EXERCISE DIRECTIONS: Copy each line where the word "with" occurs.

DATA BLOCK:
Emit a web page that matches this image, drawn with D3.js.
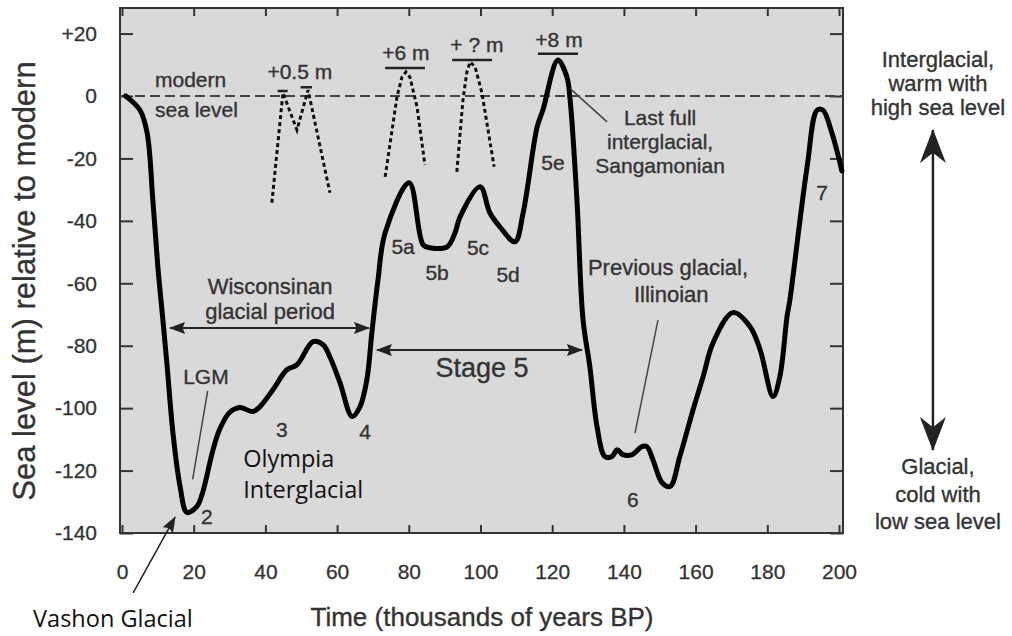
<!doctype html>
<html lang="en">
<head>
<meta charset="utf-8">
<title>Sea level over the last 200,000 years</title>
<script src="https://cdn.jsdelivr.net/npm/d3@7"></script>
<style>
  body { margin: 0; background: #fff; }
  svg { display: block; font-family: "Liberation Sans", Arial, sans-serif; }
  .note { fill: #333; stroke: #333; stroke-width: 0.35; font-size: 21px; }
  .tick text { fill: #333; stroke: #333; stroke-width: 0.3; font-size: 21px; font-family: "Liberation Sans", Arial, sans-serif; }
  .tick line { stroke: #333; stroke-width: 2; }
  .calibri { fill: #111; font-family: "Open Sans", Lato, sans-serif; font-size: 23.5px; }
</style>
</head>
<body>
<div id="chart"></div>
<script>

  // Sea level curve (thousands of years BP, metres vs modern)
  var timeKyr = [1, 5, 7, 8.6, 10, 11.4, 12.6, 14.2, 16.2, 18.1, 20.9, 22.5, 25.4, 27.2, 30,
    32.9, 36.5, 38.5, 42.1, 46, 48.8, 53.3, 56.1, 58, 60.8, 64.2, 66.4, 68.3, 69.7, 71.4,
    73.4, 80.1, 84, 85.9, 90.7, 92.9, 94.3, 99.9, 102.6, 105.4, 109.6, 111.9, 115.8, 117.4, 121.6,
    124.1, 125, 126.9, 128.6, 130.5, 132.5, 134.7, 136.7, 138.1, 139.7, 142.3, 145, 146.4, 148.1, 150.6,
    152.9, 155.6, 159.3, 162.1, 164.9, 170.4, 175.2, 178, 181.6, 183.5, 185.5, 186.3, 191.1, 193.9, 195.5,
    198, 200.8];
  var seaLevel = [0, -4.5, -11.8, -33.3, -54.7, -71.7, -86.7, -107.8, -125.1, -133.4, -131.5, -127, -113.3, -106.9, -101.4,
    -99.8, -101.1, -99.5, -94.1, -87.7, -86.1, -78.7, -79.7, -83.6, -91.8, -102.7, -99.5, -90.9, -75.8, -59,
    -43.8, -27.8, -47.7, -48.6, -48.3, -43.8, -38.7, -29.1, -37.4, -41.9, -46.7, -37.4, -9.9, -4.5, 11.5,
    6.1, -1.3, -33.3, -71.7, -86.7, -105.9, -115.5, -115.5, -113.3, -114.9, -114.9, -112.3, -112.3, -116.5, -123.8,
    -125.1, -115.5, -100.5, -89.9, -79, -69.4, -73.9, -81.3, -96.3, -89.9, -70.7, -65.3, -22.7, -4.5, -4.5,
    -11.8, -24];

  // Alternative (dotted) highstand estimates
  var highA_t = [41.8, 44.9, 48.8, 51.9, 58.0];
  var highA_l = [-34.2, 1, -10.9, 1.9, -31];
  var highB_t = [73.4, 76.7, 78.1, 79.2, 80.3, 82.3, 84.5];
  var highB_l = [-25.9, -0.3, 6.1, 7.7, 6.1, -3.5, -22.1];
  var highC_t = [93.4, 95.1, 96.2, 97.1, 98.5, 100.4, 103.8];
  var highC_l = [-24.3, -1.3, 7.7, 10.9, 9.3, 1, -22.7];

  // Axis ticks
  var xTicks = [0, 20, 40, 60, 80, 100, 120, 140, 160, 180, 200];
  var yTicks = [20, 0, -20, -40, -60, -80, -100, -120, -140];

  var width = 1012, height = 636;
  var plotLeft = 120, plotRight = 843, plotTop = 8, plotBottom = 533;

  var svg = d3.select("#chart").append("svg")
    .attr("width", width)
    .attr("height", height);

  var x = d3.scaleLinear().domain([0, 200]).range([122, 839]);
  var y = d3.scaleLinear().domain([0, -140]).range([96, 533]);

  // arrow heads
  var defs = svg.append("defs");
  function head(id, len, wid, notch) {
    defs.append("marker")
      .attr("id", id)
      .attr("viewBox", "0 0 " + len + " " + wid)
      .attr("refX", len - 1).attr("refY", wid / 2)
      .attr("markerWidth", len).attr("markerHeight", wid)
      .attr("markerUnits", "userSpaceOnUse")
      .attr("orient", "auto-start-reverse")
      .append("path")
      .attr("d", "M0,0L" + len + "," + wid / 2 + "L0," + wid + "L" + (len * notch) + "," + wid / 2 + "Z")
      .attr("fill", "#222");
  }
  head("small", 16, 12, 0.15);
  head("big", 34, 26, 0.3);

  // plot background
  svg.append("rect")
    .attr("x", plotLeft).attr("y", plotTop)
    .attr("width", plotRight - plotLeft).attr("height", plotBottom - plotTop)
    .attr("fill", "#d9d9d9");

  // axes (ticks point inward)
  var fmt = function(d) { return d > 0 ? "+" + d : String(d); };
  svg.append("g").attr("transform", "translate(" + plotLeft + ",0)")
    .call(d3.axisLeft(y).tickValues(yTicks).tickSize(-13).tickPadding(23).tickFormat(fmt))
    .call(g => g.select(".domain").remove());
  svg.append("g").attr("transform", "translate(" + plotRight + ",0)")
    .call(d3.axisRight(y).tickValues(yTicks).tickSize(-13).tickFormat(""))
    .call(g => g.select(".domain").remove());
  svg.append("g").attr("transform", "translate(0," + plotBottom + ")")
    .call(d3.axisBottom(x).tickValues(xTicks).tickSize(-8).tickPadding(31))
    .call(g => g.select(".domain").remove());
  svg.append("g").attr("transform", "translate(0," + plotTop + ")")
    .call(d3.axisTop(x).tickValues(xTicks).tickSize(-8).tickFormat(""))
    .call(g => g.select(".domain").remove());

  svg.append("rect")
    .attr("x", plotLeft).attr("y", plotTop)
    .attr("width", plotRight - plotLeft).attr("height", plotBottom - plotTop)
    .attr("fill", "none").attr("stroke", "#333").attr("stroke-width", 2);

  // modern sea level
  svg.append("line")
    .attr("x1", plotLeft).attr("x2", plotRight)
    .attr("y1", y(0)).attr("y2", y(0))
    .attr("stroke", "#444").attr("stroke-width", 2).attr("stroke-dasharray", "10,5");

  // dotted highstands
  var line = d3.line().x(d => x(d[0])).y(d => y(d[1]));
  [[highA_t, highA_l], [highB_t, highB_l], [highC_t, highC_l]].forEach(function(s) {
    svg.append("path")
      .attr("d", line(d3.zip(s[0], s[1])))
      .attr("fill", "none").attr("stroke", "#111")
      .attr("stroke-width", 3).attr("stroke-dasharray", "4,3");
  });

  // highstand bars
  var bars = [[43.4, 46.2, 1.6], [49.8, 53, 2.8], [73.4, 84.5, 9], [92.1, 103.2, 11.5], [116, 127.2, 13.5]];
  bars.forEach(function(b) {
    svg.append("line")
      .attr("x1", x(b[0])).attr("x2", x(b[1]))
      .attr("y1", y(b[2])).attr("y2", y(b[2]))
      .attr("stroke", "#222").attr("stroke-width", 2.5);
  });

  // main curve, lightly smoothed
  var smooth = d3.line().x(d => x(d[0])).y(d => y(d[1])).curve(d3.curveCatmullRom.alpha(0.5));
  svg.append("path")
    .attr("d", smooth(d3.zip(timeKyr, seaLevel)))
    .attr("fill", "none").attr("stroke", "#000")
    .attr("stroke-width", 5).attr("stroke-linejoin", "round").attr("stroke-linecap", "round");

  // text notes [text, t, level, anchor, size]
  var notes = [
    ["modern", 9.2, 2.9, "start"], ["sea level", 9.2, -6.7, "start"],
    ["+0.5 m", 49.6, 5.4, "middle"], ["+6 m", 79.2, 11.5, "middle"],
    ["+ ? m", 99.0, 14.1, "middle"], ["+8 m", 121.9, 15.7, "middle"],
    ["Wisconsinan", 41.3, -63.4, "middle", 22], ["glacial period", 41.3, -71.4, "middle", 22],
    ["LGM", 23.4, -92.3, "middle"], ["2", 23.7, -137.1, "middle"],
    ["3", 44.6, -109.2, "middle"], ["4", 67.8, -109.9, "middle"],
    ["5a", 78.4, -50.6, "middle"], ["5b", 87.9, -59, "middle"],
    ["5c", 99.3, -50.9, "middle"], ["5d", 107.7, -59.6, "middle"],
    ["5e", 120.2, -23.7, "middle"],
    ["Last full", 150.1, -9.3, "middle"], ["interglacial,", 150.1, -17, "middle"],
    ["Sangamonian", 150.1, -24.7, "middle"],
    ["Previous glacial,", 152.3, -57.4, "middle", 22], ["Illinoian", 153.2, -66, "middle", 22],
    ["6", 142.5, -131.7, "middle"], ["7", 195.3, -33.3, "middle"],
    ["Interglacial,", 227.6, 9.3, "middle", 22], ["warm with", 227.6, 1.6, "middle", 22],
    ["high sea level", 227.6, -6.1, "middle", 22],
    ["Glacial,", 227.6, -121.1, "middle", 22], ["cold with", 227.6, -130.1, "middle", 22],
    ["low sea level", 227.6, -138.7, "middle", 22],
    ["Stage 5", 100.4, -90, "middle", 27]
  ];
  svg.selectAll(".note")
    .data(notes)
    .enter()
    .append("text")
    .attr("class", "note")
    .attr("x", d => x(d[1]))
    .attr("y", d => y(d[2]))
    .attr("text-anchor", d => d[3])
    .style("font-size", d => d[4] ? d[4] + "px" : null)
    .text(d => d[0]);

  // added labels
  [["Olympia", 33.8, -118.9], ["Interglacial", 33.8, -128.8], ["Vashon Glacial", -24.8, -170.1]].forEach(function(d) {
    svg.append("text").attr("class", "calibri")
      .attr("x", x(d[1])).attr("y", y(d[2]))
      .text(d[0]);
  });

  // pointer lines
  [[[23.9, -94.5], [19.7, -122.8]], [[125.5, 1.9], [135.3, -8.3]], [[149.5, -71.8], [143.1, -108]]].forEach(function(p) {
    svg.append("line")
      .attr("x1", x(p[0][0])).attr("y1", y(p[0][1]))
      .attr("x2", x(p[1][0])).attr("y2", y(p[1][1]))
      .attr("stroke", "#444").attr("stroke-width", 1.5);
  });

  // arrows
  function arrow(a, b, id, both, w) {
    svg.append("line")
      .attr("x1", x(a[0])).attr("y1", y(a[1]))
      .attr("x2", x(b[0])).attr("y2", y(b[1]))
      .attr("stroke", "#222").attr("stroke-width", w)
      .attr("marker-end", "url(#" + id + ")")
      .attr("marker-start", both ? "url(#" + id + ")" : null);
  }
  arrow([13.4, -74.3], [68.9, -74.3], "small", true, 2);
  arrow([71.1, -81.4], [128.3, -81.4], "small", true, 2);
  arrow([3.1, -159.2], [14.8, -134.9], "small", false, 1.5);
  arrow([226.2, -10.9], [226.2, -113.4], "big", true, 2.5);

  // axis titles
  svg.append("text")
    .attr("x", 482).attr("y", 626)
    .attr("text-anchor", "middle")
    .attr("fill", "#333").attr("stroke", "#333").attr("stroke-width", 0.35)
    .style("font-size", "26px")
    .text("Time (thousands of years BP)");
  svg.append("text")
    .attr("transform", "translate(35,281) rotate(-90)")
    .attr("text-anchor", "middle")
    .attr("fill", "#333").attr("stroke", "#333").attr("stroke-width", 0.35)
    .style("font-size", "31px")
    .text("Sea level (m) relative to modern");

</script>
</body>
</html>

WORKED ANSWER:
Emit a web page that matches this image, drawn with D3.js.
    ["Interglacial,", 227.6, 9.3, "middle", 22], ["warm with", 227.6, 1.6, "middle", 22],
    ["Glacial,", 227.6, -121.1, "middle", 22], ["cold with", 227.6, -130.1, "middle", 22],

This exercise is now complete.